Мысль о неотвратимой смерти, нарастая, кажется, охватила все его существо.
Концы и начала
«В синий безветренный день, весь залитый теплым светом, – вспоминает поэтесса Ирина Одоевцева, жившая в 1948 году в одном из пансионатов на юге Франции, – к крыльцу подъехало такси. Слуга и шофер выгружали бесчисленные чемоданы.
Вера Николаевна, седая, бескровно-бледная, но все еще красивая, поднималась по лестнице, нервно и беспрерывно тряся головой, будто отрицая что-то.
За ней, держась за перила, шел Бунин в теплом пальто, в каракулевой круглой шапке, надвинутой на лоб, с полосатым шарфом, выглядывающим из-под поднятого воротника, заколотого большой английской булавкой…
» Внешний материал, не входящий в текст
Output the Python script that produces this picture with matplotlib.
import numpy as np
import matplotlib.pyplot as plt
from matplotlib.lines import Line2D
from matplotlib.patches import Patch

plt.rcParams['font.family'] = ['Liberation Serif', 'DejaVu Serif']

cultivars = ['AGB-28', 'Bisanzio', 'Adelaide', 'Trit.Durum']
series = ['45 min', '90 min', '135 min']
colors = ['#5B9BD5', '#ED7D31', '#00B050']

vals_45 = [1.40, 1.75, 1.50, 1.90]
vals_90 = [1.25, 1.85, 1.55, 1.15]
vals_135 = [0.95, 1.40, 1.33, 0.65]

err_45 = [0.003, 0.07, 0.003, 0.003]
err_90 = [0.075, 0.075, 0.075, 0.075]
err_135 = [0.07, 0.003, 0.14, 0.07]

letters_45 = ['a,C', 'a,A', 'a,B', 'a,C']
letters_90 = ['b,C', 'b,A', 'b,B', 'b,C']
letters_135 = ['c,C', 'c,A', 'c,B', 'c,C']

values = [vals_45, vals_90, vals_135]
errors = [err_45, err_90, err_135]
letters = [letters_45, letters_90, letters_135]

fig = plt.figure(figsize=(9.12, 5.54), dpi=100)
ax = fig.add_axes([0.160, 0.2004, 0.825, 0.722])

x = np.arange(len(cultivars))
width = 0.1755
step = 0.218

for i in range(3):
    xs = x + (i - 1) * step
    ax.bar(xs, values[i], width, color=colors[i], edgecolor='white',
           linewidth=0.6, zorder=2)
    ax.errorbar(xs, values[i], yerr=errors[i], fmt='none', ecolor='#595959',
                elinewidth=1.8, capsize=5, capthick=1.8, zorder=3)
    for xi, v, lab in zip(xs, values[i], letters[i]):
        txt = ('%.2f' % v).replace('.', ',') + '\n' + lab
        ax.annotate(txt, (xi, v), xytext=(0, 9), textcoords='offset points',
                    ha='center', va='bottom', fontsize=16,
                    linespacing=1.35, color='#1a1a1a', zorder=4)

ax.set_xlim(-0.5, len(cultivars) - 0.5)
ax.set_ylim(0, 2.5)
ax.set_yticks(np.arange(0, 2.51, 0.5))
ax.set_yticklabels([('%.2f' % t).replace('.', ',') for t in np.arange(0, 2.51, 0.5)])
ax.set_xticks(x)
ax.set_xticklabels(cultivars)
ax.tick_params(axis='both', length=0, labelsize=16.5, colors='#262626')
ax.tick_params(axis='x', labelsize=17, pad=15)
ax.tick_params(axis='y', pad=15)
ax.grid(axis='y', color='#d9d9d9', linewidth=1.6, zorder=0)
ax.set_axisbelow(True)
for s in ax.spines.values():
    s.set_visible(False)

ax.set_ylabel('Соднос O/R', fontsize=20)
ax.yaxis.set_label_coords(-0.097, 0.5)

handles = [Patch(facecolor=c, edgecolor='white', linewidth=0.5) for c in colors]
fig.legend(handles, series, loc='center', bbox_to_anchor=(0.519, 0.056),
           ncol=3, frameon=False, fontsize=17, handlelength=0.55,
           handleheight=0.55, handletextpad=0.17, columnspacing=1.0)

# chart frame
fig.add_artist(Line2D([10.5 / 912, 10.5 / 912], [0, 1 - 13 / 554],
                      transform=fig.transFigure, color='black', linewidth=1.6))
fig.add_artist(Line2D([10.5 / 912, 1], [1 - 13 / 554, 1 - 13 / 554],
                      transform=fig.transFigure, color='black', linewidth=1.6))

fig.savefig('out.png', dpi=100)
Он очень изменился и постарел за последние месяцы… В халате и в странном «головном уборе» – то в полотняной шляпе с широкими полями, то в пестро расшитой тюбетейке, то в бархатном берете… мелко шаркая туфлями, горбясь и придерживая полы своего халата, он совсем не был похож на прежнего Бунина.
В нем ничего не оставалось от подчеркнуто элегантного, высокомерного, царственно любезного Бунина. Ничего, кроме злого острословия и уменья высмеять и передразнить живого и мертвого…
Из своей комнаты он выходил лишь раз в день – на прогулку. Исключительно во время заката. Упрямо не считаясь с уговорами Веры Николаевны и доктора, боявшихся, что он простудится.
Выйдя в сад – один – провожатых он не терпел, – он непременно останавливался под высокой пальмой перед домом и глядел на снежные вершины Альп, розовевшие в сиянии закатного южного солнца.
Так, выпрямившись во весь рост и высоко подняв голову, он простаивал долго. В эти минуты лицо его как бы молодело. И становилось еще более мрачным.